Below are records; reproduce exactly the lines from the one that has "What matplotlib code" through the one that has "23.3, 22.1, 20.7, 20.0, 19.1, 18.5, 17.9]", ends included, and nothing more.

| TASK INPUT |
╭──
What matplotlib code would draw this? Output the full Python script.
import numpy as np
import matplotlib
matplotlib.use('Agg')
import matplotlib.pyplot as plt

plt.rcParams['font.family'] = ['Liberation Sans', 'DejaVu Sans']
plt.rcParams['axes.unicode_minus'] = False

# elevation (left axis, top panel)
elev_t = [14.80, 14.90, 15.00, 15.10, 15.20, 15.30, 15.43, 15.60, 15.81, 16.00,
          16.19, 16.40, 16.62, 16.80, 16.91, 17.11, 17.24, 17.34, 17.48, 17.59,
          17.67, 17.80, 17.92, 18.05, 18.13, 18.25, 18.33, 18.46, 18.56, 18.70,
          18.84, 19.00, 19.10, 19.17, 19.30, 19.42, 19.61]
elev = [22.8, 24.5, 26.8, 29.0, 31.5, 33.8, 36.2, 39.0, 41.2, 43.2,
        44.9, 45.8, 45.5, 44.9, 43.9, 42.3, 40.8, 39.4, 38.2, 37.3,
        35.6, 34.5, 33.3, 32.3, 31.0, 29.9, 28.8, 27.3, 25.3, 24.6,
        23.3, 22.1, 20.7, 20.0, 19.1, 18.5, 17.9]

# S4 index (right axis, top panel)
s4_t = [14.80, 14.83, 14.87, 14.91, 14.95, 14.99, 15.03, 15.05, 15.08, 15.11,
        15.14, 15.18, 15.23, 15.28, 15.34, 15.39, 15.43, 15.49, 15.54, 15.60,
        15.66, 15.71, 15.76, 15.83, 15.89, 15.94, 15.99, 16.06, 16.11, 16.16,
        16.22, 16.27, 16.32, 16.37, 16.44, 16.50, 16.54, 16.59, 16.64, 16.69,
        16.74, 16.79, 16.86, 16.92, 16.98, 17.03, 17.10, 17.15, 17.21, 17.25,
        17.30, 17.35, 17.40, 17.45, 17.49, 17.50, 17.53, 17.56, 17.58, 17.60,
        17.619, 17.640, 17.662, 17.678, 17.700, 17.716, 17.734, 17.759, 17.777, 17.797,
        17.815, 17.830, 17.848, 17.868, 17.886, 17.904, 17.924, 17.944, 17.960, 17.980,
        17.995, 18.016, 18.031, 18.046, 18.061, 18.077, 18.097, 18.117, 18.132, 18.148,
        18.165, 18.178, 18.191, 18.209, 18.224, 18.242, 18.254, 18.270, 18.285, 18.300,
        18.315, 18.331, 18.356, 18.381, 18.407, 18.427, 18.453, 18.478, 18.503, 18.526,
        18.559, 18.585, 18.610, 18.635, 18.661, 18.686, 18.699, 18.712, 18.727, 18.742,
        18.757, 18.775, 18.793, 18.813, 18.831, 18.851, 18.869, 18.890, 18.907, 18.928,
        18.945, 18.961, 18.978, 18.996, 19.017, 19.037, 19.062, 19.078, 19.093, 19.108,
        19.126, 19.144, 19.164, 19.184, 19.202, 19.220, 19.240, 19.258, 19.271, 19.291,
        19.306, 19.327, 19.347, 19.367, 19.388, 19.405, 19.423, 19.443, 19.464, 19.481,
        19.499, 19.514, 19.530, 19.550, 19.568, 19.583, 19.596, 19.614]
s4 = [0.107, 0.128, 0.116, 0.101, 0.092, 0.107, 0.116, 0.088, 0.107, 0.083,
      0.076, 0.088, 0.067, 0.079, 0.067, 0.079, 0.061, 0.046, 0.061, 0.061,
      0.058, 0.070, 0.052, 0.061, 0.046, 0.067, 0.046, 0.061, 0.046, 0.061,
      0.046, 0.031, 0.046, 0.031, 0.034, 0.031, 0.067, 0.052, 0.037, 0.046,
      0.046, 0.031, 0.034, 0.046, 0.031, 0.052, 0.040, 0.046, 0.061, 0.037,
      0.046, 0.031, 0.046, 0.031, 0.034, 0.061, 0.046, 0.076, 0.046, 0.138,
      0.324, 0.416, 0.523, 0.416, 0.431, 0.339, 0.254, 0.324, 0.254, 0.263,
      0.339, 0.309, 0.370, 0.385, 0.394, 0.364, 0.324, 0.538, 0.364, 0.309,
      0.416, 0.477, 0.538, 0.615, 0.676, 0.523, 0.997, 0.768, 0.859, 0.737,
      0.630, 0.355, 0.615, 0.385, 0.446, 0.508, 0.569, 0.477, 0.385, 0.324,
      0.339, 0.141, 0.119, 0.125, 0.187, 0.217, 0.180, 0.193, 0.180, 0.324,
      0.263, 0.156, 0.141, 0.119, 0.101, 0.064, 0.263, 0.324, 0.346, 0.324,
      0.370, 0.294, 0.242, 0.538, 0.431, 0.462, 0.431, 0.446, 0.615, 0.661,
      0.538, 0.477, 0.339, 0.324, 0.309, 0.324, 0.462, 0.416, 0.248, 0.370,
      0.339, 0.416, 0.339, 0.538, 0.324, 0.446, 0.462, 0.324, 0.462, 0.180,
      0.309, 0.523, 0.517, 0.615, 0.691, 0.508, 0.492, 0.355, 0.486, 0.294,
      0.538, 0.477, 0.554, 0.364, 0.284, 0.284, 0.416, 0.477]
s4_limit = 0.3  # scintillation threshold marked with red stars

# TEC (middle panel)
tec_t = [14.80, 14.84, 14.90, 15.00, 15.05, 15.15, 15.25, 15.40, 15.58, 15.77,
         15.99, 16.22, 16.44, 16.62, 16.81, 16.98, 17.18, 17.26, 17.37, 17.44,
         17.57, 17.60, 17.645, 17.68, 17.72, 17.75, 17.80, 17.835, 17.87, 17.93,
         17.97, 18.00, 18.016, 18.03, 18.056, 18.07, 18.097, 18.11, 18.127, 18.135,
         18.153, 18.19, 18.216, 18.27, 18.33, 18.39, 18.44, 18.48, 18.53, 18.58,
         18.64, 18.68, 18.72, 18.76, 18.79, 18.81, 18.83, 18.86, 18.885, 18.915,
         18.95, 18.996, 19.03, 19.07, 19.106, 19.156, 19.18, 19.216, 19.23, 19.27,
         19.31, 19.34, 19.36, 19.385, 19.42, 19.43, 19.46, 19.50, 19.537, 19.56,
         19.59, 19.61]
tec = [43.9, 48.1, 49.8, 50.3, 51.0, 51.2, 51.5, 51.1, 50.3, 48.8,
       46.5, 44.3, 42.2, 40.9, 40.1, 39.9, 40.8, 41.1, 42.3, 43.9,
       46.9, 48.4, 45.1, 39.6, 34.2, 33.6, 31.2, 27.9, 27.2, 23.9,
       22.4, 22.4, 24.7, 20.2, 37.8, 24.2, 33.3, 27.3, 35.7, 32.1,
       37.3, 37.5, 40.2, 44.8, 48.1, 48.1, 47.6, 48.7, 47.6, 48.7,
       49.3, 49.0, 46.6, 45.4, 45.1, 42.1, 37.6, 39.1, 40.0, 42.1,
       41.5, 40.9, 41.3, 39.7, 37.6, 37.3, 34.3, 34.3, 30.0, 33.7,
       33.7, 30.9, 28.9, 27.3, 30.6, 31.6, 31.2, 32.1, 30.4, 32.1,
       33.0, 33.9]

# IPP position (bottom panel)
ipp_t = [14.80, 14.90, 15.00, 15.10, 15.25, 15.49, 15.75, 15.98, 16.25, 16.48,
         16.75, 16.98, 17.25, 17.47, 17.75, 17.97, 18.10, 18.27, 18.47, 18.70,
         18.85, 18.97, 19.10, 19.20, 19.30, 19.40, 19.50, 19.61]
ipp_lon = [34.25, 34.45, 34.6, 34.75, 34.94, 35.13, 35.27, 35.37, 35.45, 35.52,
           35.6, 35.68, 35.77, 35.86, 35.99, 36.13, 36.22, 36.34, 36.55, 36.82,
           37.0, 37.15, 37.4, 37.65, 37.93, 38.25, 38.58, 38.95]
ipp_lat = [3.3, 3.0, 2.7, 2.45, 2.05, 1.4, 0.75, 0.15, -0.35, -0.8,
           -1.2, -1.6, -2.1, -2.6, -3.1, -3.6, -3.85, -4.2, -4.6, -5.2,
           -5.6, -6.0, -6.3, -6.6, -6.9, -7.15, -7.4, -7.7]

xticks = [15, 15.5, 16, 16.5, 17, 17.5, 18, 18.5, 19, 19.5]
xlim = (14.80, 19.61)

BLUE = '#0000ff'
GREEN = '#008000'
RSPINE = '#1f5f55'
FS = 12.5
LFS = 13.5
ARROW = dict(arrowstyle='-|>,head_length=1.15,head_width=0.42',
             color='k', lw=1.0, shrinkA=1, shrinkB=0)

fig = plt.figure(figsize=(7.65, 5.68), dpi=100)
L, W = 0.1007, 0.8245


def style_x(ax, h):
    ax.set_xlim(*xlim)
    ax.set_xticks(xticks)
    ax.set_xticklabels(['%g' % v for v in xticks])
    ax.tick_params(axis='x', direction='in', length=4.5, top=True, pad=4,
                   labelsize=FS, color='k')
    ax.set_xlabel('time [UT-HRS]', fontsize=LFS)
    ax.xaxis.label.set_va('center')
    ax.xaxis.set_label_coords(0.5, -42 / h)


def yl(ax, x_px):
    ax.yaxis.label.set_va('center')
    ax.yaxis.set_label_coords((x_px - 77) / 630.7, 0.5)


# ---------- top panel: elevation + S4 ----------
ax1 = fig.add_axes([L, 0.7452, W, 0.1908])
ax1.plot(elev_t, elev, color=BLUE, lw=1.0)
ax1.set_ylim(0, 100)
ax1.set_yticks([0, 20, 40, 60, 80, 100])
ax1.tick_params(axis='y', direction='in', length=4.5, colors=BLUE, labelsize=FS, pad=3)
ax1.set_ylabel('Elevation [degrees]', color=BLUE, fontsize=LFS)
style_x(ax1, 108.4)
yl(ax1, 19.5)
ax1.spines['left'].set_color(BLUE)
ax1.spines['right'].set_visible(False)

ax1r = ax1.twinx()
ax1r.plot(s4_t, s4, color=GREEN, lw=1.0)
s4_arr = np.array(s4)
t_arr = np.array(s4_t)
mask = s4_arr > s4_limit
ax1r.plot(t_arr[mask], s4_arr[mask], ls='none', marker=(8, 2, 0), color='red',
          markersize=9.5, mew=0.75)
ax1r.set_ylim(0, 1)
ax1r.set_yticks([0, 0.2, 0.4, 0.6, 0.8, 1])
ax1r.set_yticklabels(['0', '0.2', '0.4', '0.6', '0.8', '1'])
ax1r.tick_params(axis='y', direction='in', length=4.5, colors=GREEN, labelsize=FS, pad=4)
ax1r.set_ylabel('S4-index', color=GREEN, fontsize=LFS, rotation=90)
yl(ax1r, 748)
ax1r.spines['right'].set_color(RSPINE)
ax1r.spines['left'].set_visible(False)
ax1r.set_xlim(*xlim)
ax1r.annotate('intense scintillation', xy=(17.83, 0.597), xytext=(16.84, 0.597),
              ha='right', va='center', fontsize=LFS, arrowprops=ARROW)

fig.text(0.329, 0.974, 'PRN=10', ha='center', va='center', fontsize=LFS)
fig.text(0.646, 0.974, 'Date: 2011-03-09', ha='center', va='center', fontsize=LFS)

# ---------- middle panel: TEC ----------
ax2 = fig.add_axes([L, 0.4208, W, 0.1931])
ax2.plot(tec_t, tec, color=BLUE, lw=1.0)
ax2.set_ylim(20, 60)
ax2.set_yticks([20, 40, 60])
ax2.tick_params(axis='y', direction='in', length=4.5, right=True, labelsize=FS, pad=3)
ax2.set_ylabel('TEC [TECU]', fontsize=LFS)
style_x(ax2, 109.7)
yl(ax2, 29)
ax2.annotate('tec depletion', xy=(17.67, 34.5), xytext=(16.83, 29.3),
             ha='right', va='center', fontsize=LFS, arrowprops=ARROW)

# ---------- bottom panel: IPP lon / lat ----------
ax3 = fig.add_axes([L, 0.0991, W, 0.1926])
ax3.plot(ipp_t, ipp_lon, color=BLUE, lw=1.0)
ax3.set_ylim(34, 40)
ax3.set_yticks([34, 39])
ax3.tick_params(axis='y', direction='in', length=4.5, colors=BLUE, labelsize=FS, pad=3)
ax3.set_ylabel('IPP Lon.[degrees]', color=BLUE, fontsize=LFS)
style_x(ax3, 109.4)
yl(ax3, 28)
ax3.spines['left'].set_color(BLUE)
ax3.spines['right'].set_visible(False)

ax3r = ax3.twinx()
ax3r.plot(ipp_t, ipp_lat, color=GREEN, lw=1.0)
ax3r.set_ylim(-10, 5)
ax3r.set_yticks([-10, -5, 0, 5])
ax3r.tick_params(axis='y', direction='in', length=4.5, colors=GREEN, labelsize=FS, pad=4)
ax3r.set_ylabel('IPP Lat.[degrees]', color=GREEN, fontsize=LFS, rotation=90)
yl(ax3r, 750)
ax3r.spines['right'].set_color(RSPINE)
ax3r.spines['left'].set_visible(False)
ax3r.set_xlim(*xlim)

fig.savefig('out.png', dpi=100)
╰──
╭──
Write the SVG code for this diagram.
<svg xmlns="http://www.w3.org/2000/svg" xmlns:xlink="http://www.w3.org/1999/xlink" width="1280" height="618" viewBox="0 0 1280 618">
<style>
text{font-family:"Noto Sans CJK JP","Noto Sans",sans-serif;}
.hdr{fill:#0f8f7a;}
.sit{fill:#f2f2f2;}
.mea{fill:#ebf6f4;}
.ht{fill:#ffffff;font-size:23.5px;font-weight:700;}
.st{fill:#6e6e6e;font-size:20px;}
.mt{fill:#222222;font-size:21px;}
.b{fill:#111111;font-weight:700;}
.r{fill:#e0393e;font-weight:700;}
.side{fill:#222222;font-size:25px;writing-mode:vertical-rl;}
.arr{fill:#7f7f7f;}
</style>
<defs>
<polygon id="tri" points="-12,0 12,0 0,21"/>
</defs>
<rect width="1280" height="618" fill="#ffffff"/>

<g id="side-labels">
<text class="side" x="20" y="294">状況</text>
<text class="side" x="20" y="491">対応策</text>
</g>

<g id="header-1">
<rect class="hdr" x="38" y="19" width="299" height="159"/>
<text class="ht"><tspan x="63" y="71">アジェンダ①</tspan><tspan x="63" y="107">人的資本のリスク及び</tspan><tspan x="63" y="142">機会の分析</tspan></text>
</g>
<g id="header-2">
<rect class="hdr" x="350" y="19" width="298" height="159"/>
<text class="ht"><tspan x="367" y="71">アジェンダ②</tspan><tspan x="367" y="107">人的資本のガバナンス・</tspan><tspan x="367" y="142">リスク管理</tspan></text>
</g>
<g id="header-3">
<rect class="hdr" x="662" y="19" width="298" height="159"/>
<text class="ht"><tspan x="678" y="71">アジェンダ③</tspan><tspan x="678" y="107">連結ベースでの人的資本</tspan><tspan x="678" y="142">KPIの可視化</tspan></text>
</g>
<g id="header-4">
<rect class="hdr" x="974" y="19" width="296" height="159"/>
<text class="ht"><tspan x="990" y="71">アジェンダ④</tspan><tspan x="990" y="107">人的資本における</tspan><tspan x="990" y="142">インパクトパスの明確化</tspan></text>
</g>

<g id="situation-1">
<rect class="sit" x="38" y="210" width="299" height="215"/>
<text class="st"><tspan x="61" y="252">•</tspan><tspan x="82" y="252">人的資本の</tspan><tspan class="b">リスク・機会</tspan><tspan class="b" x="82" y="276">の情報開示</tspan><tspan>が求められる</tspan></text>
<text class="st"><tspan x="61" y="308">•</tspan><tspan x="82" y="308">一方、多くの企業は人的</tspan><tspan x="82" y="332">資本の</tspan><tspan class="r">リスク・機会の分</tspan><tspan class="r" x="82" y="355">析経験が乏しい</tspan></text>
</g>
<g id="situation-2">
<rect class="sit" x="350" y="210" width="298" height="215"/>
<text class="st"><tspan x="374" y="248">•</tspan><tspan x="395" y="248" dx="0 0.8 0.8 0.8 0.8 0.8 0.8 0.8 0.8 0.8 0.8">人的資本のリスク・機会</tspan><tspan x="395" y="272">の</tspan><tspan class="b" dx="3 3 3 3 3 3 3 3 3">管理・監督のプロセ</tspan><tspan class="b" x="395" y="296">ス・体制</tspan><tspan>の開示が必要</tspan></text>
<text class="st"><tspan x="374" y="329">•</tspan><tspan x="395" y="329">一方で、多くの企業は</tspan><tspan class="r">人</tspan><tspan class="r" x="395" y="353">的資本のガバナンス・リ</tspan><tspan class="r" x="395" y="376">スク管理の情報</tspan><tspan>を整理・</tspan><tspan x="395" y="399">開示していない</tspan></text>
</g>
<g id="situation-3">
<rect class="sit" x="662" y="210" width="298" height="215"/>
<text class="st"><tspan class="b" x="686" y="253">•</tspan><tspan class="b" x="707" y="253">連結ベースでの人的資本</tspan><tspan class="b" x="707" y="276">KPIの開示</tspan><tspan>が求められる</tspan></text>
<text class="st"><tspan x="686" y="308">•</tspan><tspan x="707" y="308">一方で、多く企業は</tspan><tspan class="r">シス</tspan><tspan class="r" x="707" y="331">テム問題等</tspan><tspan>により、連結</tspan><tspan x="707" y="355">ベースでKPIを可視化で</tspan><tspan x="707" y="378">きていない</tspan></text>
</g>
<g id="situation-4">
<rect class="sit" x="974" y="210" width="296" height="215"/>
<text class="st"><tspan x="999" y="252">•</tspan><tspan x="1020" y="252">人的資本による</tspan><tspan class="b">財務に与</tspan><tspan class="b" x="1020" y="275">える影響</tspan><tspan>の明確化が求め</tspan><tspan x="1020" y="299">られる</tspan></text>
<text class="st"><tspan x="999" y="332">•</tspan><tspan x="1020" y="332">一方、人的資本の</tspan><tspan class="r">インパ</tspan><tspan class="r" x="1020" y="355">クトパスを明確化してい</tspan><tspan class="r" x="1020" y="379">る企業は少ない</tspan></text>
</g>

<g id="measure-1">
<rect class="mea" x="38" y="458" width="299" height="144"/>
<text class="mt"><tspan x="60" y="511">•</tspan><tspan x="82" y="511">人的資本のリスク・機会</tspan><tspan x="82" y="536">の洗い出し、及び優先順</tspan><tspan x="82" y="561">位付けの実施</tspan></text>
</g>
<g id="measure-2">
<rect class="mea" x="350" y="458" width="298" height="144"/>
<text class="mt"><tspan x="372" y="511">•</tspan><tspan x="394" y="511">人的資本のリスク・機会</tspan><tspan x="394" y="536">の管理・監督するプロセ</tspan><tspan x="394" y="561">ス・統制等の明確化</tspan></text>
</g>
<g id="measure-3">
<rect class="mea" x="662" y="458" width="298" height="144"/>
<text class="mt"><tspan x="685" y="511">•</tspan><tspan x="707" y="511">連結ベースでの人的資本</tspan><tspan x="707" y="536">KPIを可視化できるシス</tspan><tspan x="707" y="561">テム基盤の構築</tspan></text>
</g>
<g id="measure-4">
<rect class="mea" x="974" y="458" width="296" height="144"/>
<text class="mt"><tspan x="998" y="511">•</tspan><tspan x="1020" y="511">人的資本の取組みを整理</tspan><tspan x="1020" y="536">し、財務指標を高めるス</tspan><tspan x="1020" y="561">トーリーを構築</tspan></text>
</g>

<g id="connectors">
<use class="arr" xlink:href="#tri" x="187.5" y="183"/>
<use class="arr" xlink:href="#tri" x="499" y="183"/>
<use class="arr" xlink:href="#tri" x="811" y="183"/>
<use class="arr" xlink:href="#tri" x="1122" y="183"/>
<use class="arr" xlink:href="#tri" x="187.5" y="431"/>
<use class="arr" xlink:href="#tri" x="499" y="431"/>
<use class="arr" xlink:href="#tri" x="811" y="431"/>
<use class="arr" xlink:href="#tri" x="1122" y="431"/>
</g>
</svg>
╰──
| WRITTEN RESPONSE |
What matplotlib code would draw this? Output the full Python script.
import numpy as np
import matplotlib
matplotlib.use('Agg')
import matplotlib.pyplot as plt

plt.rcParams['font.family'] = ['Liberation Sans', 'DejaVu Sans']
plt.rcParams['axes.unicode_minus'] = False

# elevation (left axis, top panel)
elev_t = [14.80, 14.90, 15.00, 15.10, 15.20, 15.30, 15.43, 15.60, 15.81, 16.00,
          16.19, 16.40, 16.62, 16.80, 16.91, 17.11, 17.24, 17.34, 17.48, 17.59,
          17.67, 17.80, 17.92, 18.05, 18.13, 18.25, 18.33, 18.46, 18.56, 18.70,
          18.84, 19.00, 19.10, 19.17, 19.30, 19.42, 19.61]
elev = [22.8, 24.5, 26.8, 29.0, 31.5, 33.8, 36.2, 39.0, 41.2, 43.2,
        44.9, 45.8, 45.5, 44.9, 43.9, 42.3, 40.8, 39.4, 38.2, 37.3,
        35.6, 34.5, 33.3, 32.3, 31.0, 29.9, 28.8, 27.3, 25.3, 24.6,
        23.3, 22.1, 20.7, 20.0, 19.1, 18.5, 17.9]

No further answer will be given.